In a speech that ABC said Ms Gillard will address on Tuesday before the Energy Policy Institute in Sydney, it is understood that the federal government will put the blame on state authorities for the spiralling costs of electricity in New South Wales, Queensland and other states over the past four years.
According to The Australian, some $32 billion of projected state revenues would be sourced from power utility firms and electricity retailers, setting the stage for another four year of electricity price hikes, the News Ltd publication added, could potentially squeeze hundreds of dollars annually from an average Aussie household.
Ms Gillard, ABC said, would call for reforms that specifically would target dividend payments to state authorities, which in the end, according to the prime minister, would send out electricity price shocks to the ordinary consumers.

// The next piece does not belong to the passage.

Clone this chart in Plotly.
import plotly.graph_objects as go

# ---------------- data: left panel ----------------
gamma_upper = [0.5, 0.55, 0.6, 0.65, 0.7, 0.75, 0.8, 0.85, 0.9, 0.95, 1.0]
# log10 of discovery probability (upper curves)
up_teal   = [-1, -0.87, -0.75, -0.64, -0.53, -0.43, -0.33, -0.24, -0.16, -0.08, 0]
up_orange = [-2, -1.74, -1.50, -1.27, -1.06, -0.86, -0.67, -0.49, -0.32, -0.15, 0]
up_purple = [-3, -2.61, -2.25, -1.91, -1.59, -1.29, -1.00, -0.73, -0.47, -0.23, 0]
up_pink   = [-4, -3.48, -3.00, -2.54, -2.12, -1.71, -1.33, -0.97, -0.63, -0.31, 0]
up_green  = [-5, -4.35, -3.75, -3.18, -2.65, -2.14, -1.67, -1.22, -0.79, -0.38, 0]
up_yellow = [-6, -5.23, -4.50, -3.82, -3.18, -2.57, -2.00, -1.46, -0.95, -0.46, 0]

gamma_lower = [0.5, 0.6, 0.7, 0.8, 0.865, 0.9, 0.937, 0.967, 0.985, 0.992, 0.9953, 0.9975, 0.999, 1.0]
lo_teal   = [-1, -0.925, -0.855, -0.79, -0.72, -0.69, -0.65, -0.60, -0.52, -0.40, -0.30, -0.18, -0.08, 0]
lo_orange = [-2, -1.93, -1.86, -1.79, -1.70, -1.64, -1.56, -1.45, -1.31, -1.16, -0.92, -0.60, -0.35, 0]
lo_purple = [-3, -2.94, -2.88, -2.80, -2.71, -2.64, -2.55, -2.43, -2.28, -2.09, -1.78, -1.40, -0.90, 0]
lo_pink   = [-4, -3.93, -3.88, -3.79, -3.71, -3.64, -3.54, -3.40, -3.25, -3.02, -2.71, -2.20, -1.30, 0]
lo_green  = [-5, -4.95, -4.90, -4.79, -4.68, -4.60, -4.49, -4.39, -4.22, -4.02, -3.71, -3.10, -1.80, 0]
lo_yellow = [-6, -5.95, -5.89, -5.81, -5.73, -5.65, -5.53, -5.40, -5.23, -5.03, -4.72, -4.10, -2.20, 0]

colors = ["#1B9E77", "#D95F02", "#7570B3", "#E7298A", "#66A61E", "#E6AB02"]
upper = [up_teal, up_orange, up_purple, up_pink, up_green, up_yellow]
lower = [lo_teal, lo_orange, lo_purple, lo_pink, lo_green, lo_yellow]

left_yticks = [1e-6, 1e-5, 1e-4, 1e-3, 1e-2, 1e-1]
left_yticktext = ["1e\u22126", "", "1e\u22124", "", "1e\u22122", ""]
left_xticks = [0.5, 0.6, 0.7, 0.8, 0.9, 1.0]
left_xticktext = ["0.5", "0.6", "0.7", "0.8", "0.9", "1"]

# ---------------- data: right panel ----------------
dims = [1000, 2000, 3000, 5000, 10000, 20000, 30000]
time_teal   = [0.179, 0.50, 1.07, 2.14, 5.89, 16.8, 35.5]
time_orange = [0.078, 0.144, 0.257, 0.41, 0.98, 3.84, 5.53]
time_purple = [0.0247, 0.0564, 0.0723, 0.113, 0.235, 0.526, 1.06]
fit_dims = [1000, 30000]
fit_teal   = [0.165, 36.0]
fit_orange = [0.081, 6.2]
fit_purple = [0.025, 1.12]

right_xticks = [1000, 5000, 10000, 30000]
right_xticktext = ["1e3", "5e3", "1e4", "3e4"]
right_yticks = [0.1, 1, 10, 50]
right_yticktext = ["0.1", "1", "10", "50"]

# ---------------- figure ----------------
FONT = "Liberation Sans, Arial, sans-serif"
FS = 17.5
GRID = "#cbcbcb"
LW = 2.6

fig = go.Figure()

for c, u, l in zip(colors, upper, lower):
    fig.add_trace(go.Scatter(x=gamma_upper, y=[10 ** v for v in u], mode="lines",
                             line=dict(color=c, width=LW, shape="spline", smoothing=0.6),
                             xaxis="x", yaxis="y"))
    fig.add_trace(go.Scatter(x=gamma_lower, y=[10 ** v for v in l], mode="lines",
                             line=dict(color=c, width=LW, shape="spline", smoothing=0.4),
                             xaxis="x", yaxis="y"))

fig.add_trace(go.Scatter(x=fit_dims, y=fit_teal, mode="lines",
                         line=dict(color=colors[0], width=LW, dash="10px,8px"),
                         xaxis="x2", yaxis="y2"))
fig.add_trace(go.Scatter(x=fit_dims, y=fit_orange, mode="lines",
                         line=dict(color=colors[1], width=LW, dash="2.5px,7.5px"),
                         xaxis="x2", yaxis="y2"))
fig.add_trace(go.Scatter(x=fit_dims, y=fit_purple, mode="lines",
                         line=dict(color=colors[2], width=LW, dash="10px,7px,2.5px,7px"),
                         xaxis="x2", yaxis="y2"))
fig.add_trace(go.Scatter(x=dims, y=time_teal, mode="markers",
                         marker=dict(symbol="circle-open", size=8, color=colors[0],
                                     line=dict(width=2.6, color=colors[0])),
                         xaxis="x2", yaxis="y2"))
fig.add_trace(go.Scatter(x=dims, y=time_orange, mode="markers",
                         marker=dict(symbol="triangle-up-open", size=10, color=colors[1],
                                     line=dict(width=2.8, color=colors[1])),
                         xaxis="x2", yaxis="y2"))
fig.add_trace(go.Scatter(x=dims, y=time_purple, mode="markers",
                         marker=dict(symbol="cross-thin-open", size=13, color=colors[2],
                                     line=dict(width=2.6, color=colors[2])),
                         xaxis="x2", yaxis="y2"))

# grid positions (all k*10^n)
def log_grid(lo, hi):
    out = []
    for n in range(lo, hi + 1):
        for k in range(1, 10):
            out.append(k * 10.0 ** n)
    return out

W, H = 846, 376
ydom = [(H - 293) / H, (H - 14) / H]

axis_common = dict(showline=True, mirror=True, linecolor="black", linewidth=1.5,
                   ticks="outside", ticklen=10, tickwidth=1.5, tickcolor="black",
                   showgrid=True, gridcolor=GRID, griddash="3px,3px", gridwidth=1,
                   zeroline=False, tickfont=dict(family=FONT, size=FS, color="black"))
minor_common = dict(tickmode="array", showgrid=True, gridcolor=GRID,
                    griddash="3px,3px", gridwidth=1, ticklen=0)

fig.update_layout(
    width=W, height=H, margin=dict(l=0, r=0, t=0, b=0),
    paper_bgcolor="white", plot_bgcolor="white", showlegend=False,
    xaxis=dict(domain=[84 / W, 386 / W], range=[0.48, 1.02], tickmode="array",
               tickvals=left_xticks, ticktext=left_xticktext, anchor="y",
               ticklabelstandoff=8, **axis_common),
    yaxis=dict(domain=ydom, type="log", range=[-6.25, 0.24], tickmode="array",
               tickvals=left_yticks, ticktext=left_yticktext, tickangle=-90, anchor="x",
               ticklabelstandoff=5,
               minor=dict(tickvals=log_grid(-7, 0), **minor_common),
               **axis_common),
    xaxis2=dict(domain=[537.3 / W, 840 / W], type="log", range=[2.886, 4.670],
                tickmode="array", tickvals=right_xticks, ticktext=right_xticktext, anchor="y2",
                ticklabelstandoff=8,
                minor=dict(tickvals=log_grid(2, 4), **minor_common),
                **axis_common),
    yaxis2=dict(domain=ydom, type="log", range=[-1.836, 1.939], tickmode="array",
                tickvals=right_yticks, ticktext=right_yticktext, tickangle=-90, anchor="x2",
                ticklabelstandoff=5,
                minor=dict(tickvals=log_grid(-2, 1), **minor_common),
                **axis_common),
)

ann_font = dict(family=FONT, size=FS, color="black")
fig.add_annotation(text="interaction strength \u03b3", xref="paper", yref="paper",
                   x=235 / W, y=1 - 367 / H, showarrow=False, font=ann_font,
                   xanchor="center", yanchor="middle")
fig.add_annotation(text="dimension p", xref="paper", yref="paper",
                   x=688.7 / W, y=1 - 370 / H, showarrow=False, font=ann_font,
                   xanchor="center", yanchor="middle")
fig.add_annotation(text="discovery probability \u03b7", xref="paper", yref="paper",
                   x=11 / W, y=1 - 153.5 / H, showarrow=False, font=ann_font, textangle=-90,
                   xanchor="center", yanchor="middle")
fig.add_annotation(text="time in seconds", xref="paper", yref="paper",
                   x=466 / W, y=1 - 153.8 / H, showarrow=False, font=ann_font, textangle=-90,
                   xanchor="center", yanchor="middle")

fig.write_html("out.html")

The federal initiative, however, was branded by the Coalition as mere politicking on the part of Ms Gillard, who has failed or overlooked measures imposed by state Labor governments that resulted to skyrocketing electricity prices, according to opposition climate change spokesman Greg Hunt.

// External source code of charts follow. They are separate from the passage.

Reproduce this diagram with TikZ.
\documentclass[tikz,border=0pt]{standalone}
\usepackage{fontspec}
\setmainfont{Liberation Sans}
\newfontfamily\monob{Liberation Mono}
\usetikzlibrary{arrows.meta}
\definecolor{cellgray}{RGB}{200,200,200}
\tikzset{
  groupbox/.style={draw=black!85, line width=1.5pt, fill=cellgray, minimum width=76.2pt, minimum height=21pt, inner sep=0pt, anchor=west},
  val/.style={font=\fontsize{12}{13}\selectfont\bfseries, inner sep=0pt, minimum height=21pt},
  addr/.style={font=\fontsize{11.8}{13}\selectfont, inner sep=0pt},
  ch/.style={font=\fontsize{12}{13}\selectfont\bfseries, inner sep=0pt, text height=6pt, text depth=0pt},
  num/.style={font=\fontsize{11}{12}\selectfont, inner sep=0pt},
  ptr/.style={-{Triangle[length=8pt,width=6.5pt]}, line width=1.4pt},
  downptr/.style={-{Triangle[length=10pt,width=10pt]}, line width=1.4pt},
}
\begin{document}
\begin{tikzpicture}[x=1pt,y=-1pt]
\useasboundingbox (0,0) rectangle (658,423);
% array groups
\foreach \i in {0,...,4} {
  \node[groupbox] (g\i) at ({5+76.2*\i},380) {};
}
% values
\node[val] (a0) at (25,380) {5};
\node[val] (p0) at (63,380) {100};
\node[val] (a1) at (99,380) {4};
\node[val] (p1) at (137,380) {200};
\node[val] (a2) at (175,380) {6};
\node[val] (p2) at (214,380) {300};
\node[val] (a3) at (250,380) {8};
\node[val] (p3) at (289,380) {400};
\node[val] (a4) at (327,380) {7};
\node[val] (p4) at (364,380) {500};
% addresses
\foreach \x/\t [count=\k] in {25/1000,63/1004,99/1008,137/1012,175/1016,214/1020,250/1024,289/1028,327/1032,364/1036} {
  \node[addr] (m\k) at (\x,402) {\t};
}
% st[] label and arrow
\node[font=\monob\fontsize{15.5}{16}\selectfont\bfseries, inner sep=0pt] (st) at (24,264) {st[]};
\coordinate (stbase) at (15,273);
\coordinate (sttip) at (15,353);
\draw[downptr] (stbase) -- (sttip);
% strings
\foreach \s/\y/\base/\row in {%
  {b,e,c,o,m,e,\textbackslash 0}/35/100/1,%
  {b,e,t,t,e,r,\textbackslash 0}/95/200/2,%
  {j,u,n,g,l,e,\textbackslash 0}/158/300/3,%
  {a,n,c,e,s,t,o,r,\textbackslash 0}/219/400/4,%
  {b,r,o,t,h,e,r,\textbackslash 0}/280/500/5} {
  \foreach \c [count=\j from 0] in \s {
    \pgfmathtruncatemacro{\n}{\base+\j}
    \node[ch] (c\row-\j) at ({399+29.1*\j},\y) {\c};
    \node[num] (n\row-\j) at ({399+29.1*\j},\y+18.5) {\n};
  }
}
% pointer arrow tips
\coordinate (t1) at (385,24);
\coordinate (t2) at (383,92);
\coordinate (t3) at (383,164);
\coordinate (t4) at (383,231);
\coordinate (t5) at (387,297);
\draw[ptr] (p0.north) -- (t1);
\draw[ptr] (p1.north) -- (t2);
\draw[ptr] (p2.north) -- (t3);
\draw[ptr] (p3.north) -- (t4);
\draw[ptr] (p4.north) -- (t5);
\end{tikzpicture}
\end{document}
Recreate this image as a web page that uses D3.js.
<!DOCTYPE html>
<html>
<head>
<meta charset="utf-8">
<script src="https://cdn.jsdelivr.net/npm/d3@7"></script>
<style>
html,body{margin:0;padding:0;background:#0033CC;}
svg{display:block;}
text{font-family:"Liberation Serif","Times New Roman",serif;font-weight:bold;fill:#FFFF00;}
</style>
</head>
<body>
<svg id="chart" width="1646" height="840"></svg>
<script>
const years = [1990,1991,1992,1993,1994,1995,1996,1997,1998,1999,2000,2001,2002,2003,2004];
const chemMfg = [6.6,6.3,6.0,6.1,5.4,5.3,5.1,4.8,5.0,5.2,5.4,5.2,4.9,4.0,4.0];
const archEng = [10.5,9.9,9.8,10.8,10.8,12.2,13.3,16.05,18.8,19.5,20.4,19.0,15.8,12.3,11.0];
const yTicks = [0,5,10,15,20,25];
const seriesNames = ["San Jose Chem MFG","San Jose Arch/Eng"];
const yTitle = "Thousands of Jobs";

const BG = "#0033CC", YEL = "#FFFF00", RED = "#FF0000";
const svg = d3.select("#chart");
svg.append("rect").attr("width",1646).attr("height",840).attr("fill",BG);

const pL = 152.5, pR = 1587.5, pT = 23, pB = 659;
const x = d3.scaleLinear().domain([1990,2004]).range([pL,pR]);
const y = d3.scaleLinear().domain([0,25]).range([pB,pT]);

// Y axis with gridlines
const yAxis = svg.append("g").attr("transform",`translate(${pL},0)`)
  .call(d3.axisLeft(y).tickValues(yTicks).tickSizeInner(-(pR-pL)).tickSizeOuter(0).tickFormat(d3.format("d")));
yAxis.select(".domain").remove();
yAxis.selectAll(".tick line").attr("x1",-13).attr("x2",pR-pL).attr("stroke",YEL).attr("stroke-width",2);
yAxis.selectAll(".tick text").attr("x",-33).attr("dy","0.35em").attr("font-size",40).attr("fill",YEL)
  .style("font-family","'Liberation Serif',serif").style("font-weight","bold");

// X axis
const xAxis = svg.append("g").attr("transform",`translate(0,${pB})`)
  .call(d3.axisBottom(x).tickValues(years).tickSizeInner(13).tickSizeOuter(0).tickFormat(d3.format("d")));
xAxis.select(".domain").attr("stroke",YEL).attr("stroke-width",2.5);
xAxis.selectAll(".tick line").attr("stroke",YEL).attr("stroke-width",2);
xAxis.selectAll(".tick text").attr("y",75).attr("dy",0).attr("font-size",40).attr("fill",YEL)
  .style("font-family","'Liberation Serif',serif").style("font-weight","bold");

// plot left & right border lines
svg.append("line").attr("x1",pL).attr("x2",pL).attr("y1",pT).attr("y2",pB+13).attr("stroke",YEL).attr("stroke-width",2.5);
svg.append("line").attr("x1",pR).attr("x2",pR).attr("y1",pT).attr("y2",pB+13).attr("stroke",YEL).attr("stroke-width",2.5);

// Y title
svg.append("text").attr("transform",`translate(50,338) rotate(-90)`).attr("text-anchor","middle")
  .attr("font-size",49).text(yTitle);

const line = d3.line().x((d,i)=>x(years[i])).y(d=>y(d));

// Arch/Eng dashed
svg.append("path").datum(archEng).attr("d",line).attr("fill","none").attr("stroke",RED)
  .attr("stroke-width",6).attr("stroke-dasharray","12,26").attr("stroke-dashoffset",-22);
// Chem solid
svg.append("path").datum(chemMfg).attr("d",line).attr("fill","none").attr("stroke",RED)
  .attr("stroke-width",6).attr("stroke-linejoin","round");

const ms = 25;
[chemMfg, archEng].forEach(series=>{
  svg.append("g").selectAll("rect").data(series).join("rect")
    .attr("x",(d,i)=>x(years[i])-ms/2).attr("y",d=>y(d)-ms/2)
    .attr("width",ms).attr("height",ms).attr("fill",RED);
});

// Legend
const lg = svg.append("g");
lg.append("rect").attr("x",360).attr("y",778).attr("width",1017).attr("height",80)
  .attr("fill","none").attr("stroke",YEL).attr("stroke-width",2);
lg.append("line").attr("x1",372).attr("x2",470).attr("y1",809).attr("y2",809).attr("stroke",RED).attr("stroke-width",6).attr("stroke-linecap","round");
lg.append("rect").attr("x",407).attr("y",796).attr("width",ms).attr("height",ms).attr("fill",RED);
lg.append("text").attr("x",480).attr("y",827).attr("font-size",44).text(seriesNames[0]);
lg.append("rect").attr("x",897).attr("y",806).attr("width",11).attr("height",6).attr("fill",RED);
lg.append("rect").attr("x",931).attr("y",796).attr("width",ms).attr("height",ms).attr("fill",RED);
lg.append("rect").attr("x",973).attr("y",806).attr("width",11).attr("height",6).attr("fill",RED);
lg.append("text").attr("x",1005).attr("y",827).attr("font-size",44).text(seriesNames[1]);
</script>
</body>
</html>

If indeed federal authorities were dead serious in effectively pulling down electricity cost, Mr Hunt pointed to the repeal of the carbon tax, which he described as "designed to be an electricity tax."
Doing away with carbon pricing, he added, would enable the federal government to place a lid on the upward movements of electricity cost in Australia.
"(The carbon tax) is always on top of other things, but that makes it the worst possible tax at the worst possible time," Mr Hunt told The Australian on Tuesday while acknowledging too that the levy on generators on pollution was not the sole mover of electricity costs.
The Coalition found an ally on NSW Energy Minister Chris Hatcher, who reminded Ms Gillard today that the solution to the problem she was purportedly targeting was simple enough: Get rid of the carbon tax.
"If the Prime Minister wants to help battling families ... then the remedy is in her hands - repeal the carbon tax," Mr Hatcher told ABC.
He offered the assessment furnished by the Independent Pricing Regulatory Tribunal (IPART), which "has determined the prices for the average family in (NSW) will rise by $315 per year simply because of the federal government's carbon tax."
Mr Hatcher, however, has expressed willingness on the part of NSW authorities to discuss with Canberra viable ways that would provide more affordable electricity to consumers.
On the other hand, the Queensland government assailed Ms Gillard for acting a bit late on the matter, with Mark McArdle, the state's electricity minister expressing disbelief that "after almost five years in government, the prime minister suddenly decides she must act to do something when she should have acted years ago."
In interview with ABC, the state's electricity czar directed this question to the Labor government: "If it is a matter of the states being at fault, why didn't (Ms Gillard) challenge Anna Bligh when she was premier? For all those years she sat back and did nothing."